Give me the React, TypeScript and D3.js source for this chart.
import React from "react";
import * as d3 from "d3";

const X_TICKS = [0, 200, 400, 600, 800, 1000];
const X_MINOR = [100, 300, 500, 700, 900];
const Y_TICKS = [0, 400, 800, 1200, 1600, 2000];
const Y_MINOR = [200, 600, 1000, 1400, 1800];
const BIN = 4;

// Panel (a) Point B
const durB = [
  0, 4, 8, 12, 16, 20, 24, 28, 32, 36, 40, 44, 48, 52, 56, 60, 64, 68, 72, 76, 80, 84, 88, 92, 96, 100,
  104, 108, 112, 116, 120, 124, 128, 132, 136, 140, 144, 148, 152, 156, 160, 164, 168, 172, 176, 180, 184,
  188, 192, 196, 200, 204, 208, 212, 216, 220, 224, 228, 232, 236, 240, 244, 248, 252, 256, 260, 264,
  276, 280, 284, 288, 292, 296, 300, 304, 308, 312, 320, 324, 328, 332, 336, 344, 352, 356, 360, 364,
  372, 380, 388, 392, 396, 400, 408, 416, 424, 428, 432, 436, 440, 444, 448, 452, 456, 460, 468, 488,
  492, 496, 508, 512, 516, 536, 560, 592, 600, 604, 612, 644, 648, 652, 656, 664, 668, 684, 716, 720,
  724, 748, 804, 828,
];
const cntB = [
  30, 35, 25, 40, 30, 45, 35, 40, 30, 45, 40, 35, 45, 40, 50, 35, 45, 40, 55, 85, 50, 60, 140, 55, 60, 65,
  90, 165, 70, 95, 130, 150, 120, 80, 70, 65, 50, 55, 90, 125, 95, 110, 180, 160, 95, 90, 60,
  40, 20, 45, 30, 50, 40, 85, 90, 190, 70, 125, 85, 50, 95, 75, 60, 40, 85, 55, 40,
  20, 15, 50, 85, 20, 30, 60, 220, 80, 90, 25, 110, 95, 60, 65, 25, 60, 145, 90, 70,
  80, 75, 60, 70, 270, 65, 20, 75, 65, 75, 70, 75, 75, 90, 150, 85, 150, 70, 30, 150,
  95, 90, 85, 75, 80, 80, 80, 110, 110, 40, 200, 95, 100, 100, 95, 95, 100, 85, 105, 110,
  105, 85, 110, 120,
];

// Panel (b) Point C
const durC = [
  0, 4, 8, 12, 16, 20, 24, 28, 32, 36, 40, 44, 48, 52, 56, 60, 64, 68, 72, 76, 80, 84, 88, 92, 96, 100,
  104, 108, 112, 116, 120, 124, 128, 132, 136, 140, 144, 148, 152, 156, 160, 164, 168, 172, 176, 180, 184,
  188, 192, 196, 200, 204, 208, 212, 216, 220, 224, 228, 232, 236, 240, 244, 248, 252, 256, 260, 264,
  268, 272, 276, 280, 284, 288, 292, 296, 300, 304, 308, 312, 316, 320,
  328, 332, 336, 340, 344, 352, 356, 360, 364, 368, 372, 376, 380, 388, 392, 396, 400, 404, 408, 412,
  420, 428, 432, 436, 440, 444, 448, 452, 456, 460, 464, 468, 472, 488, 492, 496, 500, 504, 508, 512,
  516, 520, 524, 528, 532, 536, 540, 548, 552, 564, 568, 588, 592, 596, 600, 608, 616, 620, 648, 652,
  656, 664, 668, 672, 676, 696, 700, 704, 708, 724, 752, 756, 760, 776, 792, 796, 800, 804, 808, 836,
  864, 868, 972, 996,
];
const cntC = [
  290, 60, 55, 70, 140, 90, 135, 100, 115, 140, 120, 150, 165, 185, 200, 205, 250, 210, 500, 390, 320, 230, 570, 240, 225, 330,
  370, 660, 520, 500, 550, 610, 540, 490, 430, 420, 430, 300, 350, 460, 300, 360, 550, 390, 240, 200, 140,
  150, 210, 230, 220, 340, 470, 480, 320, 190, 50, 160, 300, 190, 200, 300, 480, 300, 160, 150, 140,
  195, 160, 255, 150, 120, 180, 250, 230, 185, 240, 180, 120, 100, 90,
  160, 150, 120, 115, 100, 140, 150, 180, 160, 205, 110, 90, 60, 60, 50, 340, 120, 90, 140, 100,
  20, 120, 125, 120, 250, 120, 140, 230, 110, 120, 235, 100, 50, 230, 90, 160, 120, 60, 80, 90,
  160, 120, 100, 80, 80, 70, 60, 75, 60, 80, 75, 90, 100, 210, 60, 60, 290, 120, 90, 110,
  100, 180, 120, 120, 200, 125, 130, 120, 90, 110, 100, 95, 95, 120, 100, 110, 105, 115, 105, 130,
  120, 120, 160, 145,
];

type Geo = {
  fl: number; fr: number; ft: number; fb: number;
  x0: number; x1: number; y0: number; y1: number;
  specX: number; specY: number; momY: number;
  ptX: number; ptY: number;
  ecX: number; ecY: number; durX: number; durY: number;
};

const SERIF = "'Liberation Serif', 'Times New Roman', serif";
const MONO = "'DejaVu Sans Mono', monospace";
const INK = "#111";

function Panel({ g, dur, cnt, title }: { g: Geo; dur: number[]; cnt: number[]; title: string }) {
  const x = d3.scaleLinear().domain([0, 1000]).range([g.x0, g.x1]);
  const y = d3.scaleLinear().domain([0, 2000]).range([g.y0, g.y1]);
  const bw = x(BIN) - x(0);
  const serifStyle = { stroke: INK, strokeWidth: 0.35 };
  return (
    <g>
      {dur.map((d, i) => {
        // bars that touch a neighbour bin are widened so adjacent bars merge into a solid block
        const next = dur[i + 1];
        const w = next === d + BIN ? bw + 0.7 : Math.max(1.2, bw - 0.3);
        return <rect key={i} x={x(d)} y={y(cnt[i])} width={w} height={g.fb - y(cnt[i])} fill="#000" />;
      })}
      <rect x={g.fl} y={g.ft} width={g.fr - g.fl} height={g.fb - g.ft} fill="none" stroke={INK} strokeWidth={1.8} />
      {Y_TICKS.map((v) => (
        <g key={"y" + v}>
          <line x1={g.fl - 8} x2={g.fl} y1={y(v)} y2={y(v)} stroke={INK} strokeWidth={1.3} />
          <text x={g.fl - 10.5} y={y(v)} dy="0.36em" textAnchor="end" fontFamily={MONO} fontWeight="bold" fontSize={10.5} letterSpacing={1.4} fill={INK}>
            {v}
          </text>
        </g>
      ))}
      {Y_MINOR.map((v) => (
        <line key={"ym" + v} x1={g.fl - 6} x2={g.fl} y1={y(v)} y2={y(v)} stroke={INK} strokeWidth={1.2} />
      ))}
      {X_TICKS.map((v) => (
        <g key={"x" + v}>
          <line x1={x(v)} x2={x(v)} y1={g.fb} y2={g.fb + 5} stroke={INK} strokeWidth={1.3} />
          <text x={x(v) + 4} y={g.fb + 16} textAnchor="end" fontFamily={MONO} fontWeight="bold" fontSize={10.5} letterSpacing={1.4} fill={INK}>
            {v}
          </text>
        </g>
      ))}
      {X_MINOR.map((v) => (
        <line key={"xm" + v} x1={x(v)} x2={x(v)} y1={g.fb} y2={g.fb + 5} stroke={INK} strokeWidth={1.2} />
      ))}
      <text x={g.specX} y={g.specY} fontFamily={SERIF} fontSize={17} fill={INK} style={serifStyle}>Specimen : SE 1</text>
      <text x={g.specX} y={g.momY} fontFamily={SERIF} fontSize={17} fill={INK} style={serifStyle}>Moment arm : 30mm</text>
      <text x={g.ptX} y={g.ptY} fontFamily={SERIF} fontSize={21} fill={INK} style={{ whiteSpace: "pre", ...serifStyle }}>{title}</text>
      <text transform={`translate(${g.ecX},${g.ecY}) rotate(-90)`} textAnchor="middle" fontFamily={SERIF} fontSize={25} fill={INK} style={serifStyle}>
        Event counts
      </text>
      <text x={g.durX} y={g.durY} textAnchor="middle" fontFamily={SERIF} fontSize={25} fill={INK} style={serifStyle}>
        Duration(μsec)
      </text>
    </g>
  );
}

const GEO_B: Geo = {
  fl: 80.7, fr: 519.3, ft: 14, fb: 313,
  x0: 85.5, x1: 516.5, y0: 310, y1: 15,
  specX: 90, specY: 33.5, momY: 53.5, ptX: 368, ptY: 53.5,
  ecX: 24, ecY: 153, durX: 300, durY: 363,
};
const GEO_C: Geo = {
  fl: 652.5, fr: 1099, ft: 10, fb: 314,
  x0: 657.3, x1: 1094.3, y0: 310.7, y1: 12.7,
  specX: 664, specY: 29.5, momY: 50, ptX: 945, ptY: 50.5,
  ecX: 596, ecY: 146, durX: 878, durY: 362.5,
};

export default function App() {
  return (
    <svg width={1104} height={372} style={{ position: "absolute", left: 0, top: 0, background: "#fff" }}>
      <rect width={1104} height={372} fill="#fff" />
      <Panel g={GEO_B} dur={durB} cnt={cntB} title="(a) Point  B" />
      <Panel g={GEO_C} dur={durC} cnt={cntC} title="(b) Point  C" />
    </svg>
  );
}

Task: Give back exactly the material above from its opening line to the line bearing "import * as".

Task output:
Give me the React, TypeScript and D3.js source for this chart.
import React from "react";
import * as d3 from "d3";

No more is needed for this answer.